Driving a 10.2v, 140mA LCD backlight from a 3.7v, 2000mAh battery?

Discussion in 'The Projects Forum' started by JustWood, Jun 16, 2010.

  1. JustWood

    Thread Starter New Member

    Jun 16, 2010
    Hello everyone,
    As I said in my title, I'm trying to drive a 10.2v, 140mA LCD backlight (LED array) from a 3.7v, 2000mAh battery. I have looked into several methods of doing this, and the one that stands out to me seems to be some kind of boost converter. I have never built a boost converter before, and was wondering if this is the best possible method.
    I currently have the LCD operating just fine, and am running the backlight from a 16v power supply through a 50ohm 5W resistor. The resistor is dissipating a lot of heat though, and I am not sure what the limitations of a boost converter are.

    Justin W
  2. SgtWookie


    Jul 17, 2007
    Let's see. 10.2v @140mA = 1.428 Watts output power needed.
    Let's say that you could build a boost converter that was 80% efficient; so 1.428/.8=1.785 Watts input.

    What does your battery voltage measure when it's discharged? I'll guess 3.3v.
    1.785w/3.3v = 541mA input current required. That's a pretty hefty load for a 2AH battery.
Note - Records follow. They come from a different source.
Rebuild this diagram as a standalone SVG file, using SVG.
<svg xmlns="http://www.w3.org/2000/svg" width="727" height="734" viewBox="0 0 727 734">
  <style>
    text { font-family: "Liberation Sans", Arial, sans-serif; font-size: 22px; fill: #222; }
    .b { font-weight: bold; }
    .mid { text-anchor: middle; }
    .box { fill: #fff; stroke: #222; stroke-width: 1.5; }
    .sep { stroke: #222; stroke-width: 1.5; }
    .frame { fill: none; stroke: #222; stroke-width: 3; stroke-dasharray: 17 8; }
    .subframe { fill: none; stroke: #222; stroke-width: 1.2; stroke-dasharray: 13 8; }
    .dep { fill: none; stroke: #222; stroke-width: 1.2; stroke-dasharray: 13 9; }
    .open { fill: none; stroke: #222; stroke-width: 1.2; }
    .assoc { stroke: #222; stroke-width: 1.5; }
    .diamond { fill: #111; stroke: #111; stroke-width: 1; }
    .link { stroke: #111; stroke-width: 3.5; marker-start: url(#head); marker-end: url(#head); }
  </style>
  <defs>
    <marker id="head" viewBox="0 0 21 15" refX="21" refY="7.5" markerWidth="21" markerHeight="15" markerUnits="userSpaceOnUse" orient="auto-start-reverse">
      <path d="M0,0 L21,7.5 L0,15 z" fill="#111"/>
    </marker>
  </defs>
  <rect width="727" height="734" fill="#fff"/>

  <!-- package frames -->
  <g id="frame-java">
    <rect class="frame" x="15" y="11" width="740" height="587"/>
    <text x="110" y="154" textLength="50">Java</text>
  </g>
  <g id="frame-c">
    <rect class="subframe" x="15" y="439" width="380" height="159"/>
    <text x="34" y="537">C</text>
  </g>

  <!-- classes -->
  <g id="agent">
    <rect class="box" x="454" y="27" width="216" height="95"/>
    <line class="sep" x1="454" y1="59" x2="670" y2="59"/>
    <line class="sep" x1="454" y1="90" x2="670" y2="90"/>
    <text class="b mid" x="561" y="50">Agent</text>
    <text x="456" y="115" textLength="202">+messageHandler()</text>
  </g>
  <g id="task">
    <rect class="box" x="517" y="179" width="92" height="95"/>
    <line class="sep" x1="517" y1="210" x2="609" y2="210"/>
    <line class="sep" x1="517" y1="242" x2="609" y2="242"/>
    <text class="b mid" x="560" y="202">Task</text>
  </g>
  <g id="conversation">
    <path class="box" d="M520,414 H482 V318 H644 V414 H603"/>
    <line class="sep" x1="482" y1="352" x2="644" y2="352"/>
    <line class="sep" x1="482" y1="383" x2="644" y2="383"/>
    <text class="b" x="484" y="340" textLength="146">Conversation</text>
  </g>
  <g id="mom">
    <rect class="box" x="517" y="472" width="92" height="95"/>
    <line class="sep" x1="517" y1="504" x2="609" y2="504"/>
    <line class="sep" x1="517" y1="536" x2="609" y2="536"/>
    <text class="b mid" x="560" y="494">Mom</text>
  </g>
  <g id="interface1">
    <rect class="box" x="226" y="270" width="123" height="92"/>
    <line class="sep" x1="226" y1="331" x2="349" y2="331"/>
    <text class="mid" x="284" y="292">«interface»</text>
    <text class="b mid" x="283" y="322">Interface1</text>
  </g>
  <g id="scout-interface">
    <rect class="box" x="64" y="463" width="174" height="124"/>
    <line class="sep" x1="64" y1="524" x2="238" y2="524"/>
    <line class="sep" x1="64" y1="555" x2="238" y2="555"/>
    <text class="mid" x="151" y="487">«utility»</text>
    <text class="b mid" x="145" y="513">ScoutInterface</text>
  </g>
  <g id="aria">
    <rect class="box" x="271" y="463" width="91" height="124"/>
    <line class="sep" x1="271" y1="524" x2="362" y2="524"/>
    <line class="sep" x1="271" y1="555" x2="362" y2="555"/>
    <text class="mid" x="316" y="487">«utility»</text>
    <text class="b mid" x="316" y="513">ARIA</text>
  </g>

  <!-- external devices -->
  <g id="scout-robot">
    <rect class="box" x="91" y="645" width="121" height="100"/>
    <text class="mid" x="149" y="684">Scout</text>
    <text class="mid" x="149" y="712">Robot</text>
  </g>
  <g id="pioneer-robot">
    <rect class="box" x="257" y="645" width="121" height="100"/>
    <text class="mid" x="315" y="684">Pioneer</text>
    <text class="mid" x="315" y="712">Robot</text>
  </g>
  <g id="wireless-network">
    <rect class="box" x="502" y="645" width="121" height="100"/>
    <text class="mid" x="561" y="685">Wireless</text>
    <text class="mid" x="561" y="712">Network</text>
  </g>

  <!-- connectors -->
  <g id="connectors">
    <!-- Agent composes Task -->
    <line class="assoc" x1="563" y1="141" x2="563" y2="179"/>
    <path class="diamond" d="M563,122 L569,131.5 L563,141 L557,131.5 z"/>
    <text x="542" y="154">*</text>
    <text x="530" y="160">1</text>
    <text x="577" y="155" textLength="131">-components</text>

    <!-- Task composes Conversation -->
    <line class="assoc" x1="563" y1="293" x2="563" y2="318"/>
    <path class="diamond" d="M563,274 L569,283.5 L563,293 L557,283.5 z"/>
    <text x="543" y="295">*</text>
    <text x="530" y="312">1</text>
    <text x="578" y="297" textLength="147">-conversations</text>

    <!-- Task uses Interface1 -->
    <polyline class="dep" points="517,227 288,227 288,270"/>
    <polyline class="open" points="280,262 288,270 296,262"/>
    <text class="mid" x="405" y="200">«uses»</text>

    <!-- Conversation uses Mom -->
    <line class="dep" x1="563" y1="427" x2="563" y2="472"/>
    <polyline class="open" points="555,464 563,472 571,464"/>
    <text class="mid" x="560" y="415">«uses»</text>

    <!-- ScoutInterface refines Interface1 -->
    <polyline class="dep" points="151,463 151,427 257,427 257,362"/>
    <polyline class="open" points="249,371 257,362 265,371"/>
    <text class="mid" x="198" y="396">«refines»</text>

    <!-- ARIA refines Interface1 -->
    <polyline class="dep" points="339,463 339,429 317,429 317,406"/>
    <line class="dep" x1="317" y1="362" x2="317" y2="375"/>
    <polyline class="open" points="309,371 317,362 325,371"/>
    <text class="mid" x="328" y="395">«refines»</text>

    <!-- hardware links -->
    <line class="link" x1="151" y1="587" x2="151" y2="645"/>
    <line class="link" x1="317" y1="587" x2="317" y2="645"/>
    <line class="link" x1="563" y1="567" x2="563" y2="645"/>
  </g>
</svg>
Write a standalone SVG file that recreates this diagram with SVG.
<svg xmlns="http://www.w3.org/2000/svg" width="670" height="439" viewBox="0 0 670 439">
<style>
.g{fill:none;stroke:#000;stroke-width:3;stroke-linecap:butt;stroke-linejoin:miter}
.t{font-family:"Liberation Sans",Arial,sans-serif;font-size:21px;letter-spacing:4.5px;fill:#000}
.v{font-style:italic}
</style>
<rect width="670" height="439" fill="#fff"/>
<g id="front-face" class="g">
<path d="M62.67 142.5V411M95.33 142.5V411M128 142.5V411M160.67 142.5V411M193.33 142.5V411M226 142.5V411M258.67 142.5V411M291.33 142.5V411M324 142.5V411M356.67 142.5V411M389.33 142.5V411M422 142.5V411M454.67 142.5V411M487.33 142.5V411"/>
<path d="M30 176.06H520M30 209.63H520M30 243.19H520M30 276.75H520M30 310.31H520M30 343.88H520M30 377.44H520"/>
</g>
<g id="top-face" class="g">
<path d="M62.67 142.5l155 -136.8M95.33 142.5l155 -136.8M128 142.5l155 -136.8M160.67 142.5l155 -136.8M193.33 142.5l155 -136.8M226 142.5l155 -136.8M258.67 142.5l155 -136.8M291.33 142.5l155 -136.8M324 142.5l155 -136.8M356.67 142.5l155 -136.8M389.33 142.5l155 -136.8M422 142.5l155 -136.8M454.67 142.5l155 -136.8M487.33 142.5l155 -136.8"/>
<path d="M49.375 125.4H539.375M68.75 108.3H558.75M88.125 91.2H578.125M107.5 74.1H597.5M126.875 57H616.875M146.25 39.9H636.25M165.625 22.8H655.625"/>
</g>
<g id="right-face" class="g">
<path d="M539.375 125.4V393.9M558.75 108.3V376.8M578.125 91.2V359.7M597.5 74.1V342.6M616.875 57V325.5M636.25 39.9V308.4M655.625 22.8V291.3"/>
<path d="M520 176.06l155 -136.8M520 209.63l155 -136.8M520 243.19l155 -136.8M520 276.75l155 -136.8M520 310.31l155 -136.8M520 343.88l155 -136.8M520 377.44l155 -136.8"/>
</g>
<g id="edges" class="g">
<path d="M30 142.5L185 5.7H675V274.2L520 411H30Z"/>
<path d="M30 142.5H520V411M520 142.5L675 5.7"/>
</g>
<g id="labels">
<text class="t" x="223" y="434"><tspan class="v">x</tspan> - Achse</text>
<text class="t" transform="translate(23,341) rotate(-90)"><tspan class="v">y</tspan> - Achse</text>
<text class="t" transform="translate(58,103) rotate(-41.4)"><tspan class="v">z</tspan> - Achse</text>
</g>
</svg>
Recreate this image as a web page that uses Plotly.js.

You might get 2-3 hours of run-time out of it, if it's not powering anything else.

    If you want an intro to switch-mode power supplies, read the comments in this thread:
    and look at the links provided, particularly Ronald Dekker's page and smps.us. If you don't experiment with these things, you will have a really hard time understanding them.